Uplifting a recognized pipeline of Black artists who are promoted within and beyond traditional art institutions. We want to move beyond the so-called “socially engaged” arrangements that place Black artists in codependent relationships that reproduce colonial processes common to art, entertainment, and media markets. We want to open up multiple revenue-generating streams of income and other forms of economic currencies that support communities of artists so they will thrive across many ecosystems.

Avila Santo was artist-in-residence at ZEAL’s studio incubator alongside Eilen Itzel Mena. His work as a sound artist is in music production, composition, and arrangement. He is also a multi-instrumentalist with a primary focus on percussion. His sauce pan sound pack concept was developed while in the incubator in a cross-pollination exchange with concept and performance artist Kobby Ananse and recording artist Idman. We supported Santo with space, an exhibition with SoLA Contemporary in South Los Angeles, and artist development and advisement. In turn, he generated Multimedia Meditations and provided production support with ZEAL’s programming for a show called Spread the Wealth in partnership with Freelancers Hub (part of Freelancers Union). His Multimedia Meditations video features Santo’s album and the works that influence his creativity as an artist. 
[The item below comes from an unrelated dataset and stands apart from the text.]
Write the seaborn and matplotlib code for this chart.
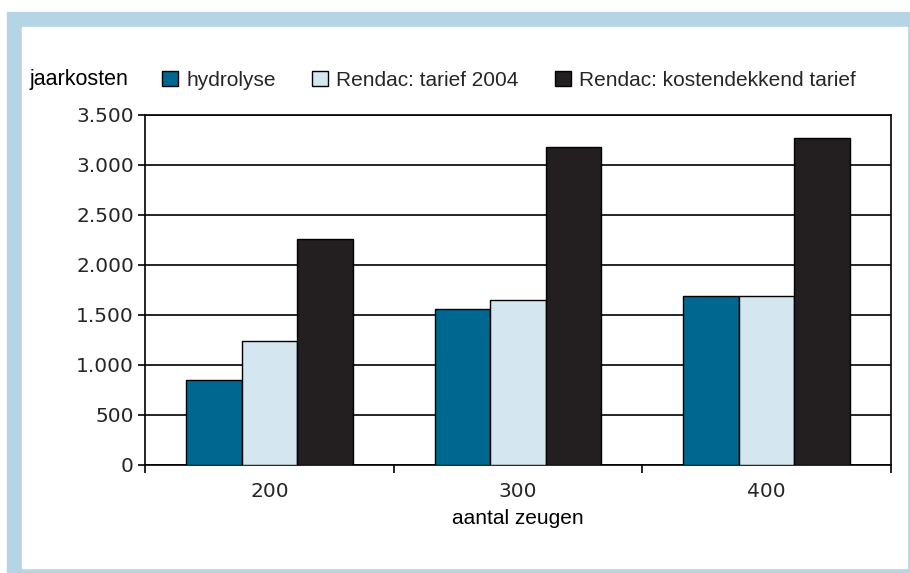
import matplotlib.pyplot as plt
import matplotlib.patches as mpatches
import matplotlib.ticker as mticker
import pandas as pd
import seaborn as sns

zeugen = ["200", "300", "400"]
reeksen = ["hydrolyse", "Rendac: tarief 2004", "Rendac: kostendekkend tarief"]
hydrolyse = [850, 1565, 1690]
tarief_2004 = [1245, 1655, 1690]
kostendekkend = [2260, 3185, 3270]
yticks = [0, 500, 1000, 1500, 2000, 2500, 3000, 3500]
ytick_labels = ["0", "500", "1.000", "1.500", "2.000", "2.500", "3.000", "3.500"]
kleuren = ["#006890", "#d4e6f0", "#231f20"]

df = pd.DataFrame({
    "zeugen": zeugen * 3,
    "reeks": [reeksen[0]] * 3 + [reeksen[1]] * 3 + [reeksen[2]] * 3,
    "kosten": hydrolyse + tarief_2004 + kostendekkend,
})

sns.set_theme(style="white")
plt.rcParams["font.family"] = ["Liberation Sans", "DejaVu Sans"]

fig = plt.figure(figsize=(9.1, 5.73), dpi=100)

# lichtblauwe rand
W, H = 910, 573
fig.patches.append(mpatches.Rectangle((7 / W, 0), 1 - 7 / W, 1 - 12 / H,
                                      transform=fig.transFigure, color="#b5d5e5", zorder=-20))
fig.patches.append(mpatches.Rectangle((22 / W, 5 / H), (907 - 22) / W, (568 - 27) / H,
                                      transform=fig.transFigure, color="white", zorder=-10))

ax = fig.add_axes([145 / W, 1 - 465 / H, (891 - 145) / W, (465 - 115) / H])
ax.set_facecolor("none")
sns.barplot(data=df, x="zeugen", y="kosten", hue="reeks", hue_order=reeksen,
            palette=kleuren, width=0.67, gap=0, edgecolor="black", linewidth=1,
            saturation=1, ax=ax, zorder=3)

ax.set_ylim(0, 3500)
ax.set_xlim(-0.5, 2.5)
ax.set_yticks(yticks)
ax.set_yticklabels(ytick_labels, family="DejaVu Sans", fontsize=14.5)
ax.yaxis.grid(True, color="black", linewidth=1.2, zorder=0)
ax.set_axisbelow(True)
ax.tick_params(axis="y", which="major", direction="out", length=5, width=1.2,
               color="black", left=True, pad=3)
ax.tick_params(axis="x", which="major", length=0, pad=12, labelsize=14.5)
for t in ax.get_xticklabels():
    t.set_family("DejaVu Sans")
ax.xaxis.set_minor_locator(mticker.FixedLocator([-0.5, 0.5, 1.5, 2.5]))
ax.tick_params(axis="x", which="minor", direction="out", length=6, width=1.2,
               color="black", bottom=True)
for s in ax.spines.values():
    s.set_color("black")
    s.set_linewidth(1.2)

ax.set_xlabel("aantal zeugen", fontsize=15, color="black", labelpad=6)
ax.set_ylabel("")
ax.text(30 / W, 1 - 80 / H, "jaarkosten", transform=fig.transFigure,
        fontsize=15.5, va="center", ha="left", color="black")

ax.legend(loc="center left", bbox_to_anchor=(154 / W, 1 - 80 / H),
          bbox_transform=fig.transFigure, ncol=3, frameon=False,
          fontsize=15, handlelength=0.75, handleheight=0.75, handletextpad=0.4,
          columnspacing=1.75, borderaxespad=0)

fig.savefig("out.png", dpi=100)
Our mastermind salons, hosted by Tia Oso and Tynesha White, were held in conjunction with the Los Angeles County Department of Arts and Culture and the City of Los Angeles Department of Cultural Affairs, with the Center for Cultural Innovation and Claremont Graduate University. This salon featured Jeremiah Ojo, Founder of Ilekun Wa, who hosted a workshop for Los Angeles local creatives on pricing, profiting, and positioning of artwork. In 2020, we held a follow-up workshop with Honey & Smoke (Eilen Itzel Mena & Reva Santo) and Ilekun Wa called “Money Talks, Value Walks.”